Problem requirements
Go through the records below line by line. Count the lines with "chart" and give the count alone.

Recorded information
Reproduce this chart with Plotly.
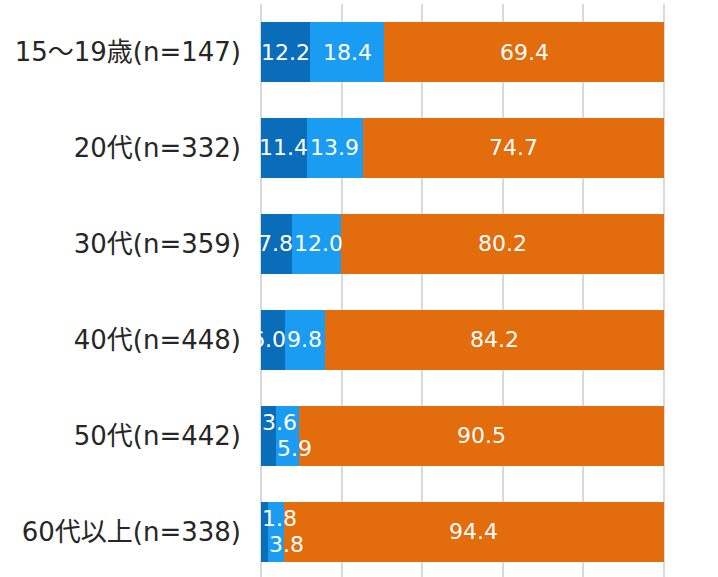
import plotly.graph_objects as go

categories = ["15～19歳(n=147)", "20代(n=332)", "30代(n=359)", "40代(n=448)", "50代(n=442)", "60代以上(n=338)"]
series_names = ["A", "B", "C"]
dark_vals = [12.2, 11.4, 7.8, 6.0, 3.6, 1.8]
light_vals = [18.4, 13.9, 12.0, 9.8, 5.9, 3.8]
orange_vals = [69.4, 74.7, 80.2, 84.2, 90.5, 94.4]
colors = ["#0a6dba", "#1a9cf2", "#e36c0c"]
# rows whose two small segments get stacked (up/down) labels
small_rows = [4, 5]

LABEL_FONT = "DejaVu Sans, Noto Sans CJK JP"
VAL_SIZE = 22
PX_PER_UNIT = 403 / 100.0  # plot width in px per percentage point


def text_px(s, size):
    w = 0
    for ch in s:
        w += 0.318 * size if ch == "." else 0.636 * size
    return w


fig = go.Figure()
all_vals = [dark_vals, light_vals, orange_vals]
for name, vals, col in zip(series_names, all_vals, colors):
    fig.add_trace(go.Bar(
        y=categories, x=vals, name=name, orientation="h",
        marker=dict(color=col, line=dict(width=0)),
        hoverinfo="skip",
    ))

annotations = []
for i, cat in enumerate(categories):
    start = 0.0
    for s, vals in enumerate(all_vals):
        v = vals[i]
        txt = f"{v:.1f}"
        seg_px = v * PX_PER_UNIT
        fits = text_px(txt, VAL_SIZE) <= seg_px
        ann = dict(y=cat, text=txt, showarrow=False, yanchor="middle",
                   font=dict(color="white", size=VAL_SIZE, family="DejaVu Sans"))
        if i in small_rows and s < 2:
            ann.update(x=start, xanchor="left", yshift=(13 if s == 0 else -13), xshift=-1)
        elif fits:
            ann.update(x=start + v / 2, xanchor="center")
        elif s == 0:
            ann.update(x=start + v, xanchor="right", xshift=3)
        else:
            ann.update(x=start, xanchor="left", xshift=0)
        annotations.append(ann)
        start += v

fig.update_layout(
    barmode="stack", bargap=0.375,
    width=718, height=577,
    margin=dict(l=259, r=52, t=4, b=0),
    paper_bgcolor="white", plot_bgcolor="white",
    showlegend=False,
    annotations=annotations,
    font=dict(family=LABEL_FONT),
)
fig.update_xaxes(range=[-0.5, 100.5], tickvals=[0, 20, 40, 60, 80, 100], showgrid=True,
                 gridcolor="#d9d9d9", gridwidth=2,
                 zeroline=False, showticklabels=False, showline=False, fixedrange=True)
fig.update_yaxes(categoryorder="array", categoryarray=categories, range=[5.469, -0.5],
                 showgrid=False, zeroline=False, ticks="", ticklabelstandoff=17,
                 tickfont=dict(size=26, color="#262626", family=LABEL_FONT))

fig.write_html("out.html")
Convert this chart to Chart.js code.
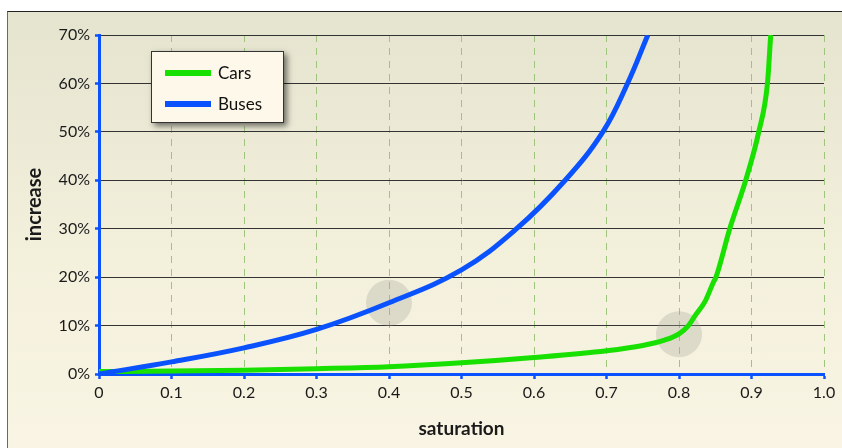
<!DOCTYPE html>
<html>
<head>
<meta charset="utf-8">
<script src="https://cdn.jsdelivr.net/npm/chart.js@4.4.1/dist/chart.umd.min.js"></script>
<style>
  html, body { margin: 0; padding: 0; background: #fff; }
  #wrap { position: relative; width: 842px; height: 448px; overflow: hidden; }
  #frame {
    position: absolute; left: 7px; top: 11px; width: 900px; height: 500px;
    border-left: 1px solid #6a6a6a; border-top: 1px solid #222;
    background: linear-gradient(to bottom, #e5e4cf 0%, #f3f0dc 50%, #fbf6e6 100%);
  }
  #grafica { position: absolute; left: 0; top: 0; }
  #legend {
    position: absolute; left: 151px; top: 51px; width: 131px; height: 70px;
    border: 1px solid #333; background: #fdf8e9;
    box-shadow: 3px 3px 6px rgba(0,0,0,0.55);
    font-family: Lato, "Open Sans", sans-serif; font-size: 17px; color: #111;
  }
  .item { position: absolute; left: 13px; height: 20px; }
  .item span.sw { position: absolute; left: 0; top: 8px; width: 46px; height: 6px; }
  .item span.tx { position: absolute; left: 53px; top: 0; white-space: nowrap; }
</style>
</head>
<body>
<div id="wrap">
  <div id="frame"></div>
  <canvas id="grafica" width="842" height="448"></canvas>
  <div id="legend"></div>
</div>
<script>
// saturation values and percentage increase
var carsX = [0, 0.1, 0.2, 0.3, 0.4, 0.5, 0.6, 0.7, 0.75, 0.78, 0.8, 0.813, 0.822, 0.836, 0.847, 0.851, 0.87, 0.892, 0.91, 0.922, 0.9265];
var carsY = [0.5, 0.6, 0.8, 1.1, 1.5, 2.3, 3.4, 4.8, 5.9, 7.0, 8.3, 10, 12, 15, 18.8, 20, 30, 40, 50, 60, 70];
var busesX = [0, 0.1, 0.2, 0.3, 0.4, 0.5, 0.576, 0.643, 0.695, 0.729, 0.757];
var busesY = [0, 2.5, 5.4, 9.2, 14.7, 21.5, 30, 40, 50, 60, 70];
var circleX = [0.4, 0.8];
var circleY = [14.7, 8.2];
var xTickLabels = ['0', '0.1', '0.2', '0.3', '0.4', '0.5', '0.6', '0.7', '0.8', '0.9', '1.0'];
var yTickLabels = ['0%', '10%', '20%', '30%', '40%', '50%', '60%', '70%'];

function pts(xs, ys) {
    var out = [];
    for (var i = 0; i < xs.length; i++) out.push({x: xs[i], y: ys[i]});
    return out;
}

var fontFam = 'Lato, "Open Sans", sans-serif';
var blue = '#0b52ff';
var green = '#18e000';

var chart = new Chart(document.getElementById('grafica').getContext('2d'), {
    type: 'scatter',
    data: {
        datasets: [
            {
                label: 'Cars',
                data: pts(carsX, carsY),
                showLine: true,
                borderColor: green,
                borderWidth: 5,
                pointRadius: 0,
                cubicInterpolationMode: 'monotone',
                order: 2
            },
            {
                label: 'Buses',
                data: pts(busesX, busesY),
                showLine: true,
                borderColor: blue,
                borderWidth: 5,
                pointRadius: 0,
                tension: 0.4,
                order: 1
            },
            {
                label: 'marks',
                data: pts(circleX, circleY),
                showLine: false,
                pointRadius: 23,
                pointBorderWidth: 0,
                backgroundColor: 'rgba(170,170,155,0.33)',
                borderColor: 'rgba(0,0,0,0)',
                order: 3
            }
        ]
    },
    options: {
        animation: false,
        responsive: false,
        maintainAspectRatio: false,
        // the big grey marks would otherwise push the plot in from the right
        layout: { autoPadding: false, padding: { left: 0, top: 35, right: 18, bottom: 0 } },
        plugins: {
            legend: { display: false },
            tooltip: { enabled: false }
        },
        scales: {
            x: {
                type: 'linear',
                min: 0, max: 1,
                afterFit: function(s) { s.height = 74; s.paddingRight = 0; },
                ticks: {
                    stepSize: 0.1,
                    padding: 4,
                    color: '#1a1a1a',
                    font: { family: fontFam, size: 16 },
                    maxRotation: 0,
                    callback: function(v, i) { return xTickLabels[i]; }
                },
                grid: {
                    color: '#9fc47e',
                    lineWidth: 1,
                    drawTicks: true,
                    tickLength: 5,
                    tickColor: blue,
                    tickWidth: 2.5
                },
                border: { color: blue, width: 3, dash: [7, 6] },
                title: {
                    display: true,
                    text: 'saturation',
                    color: '#1a1a1a',
                    font: { family: fontFam, size: 19, weight: 'bold' },
                    padding: { top: 0, bottom: 8 }
                }
            },
            y: {
                min: 0, max: 70,
                afterFit: function(s) { s.width = 99; },
                ticks: {
                    stepSize: 10,
                    padding: 5,
                    color: '#1a1a1a',
                    font: { family: fontFam, size: 16 },
                    callback: function(v, i) { return yTickLabels[i]; }
                },
                grid: {
                    color: '#333333',
                    lineWidth: 1,
                    drawTicks: true,
                    tickLength: 4,
                    tickColor: blue,
                    tickWidth: 2.5
                },
                border: { color: blue, width: 3 },
                title: {
                    display: true,
                    text: 'increase',
                    color: '#1a1a1a',
                    font: { family: fontFam, size: 20, weight: 'bold' },
                    padding: { top: 23, bottom: 0 }
                }
            }
        }
    }
});

// legend box built from the datasets
var legend = document.getElementById('legend');
chart.data.datasets.slice(0, 2).forEach(function(ds, i) {
    var item = document.createElement('div');
    item.className = 'item';
    item.style.top = (10 + i * 31) + 'px';
    item.innerHTML = '<span class="sw" style="background:' + ds.borderColor + '"></span><span class="tx">' + ds.label + '</span>';
    legend.appendChild(item);
});
</script>
</body>
</html>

Result of this task
5